Bill Callahan, Local 751, said the company’s experience with SERO shows the need for "30 and out." He said he was informed just yesterday that his plant in Niles, Ohio will probably lose between 30 and 35 workers, making SERO an important feature. "We’re not looking to lose or give that up because of some misjudgment." Hovis pointed out that at the company’s unorganized Parkersburg, W. Va. plant, it has suited GE to have a more liberal, continuous SERO.

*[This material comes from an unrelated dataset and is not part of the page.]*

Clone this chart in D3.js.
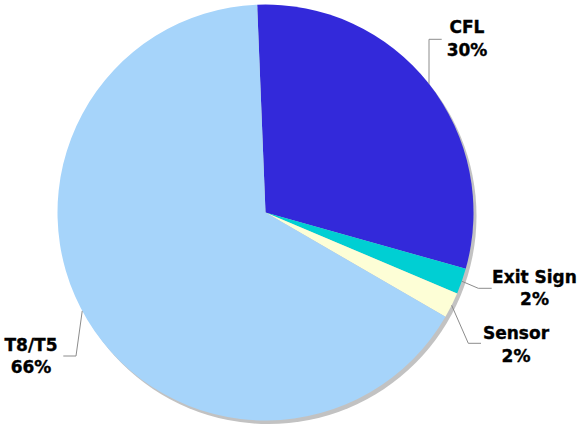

David Kitchen, Local 506, raised issues of the application of SERO’s replacement pool, and particularly the denial of the SERO 30 feature to incentive workers who take an 18% cut or more in earnings. Tormey commented that with this benefit, negotiated in 1997, workers have to take "a nasty fall in pay." He characterized the benefit as more symbolic than real, saying there is probably only a small number of people who will ever be able to use it.

GE’s Curtin said that this was negotiated as a safety net position which he does not expect to see changed.

Pat Rafferty, Local 506, "We want a balanced contract, but that doesn’t take away the strong desire of many older workers to find a replacement and leave early." Joyce Sumner, Local 332, reiterated the demand for "30 and out."

In concluding for the union, Tormey said, "We believe the company has room for substantial improvements by making use of the surplus."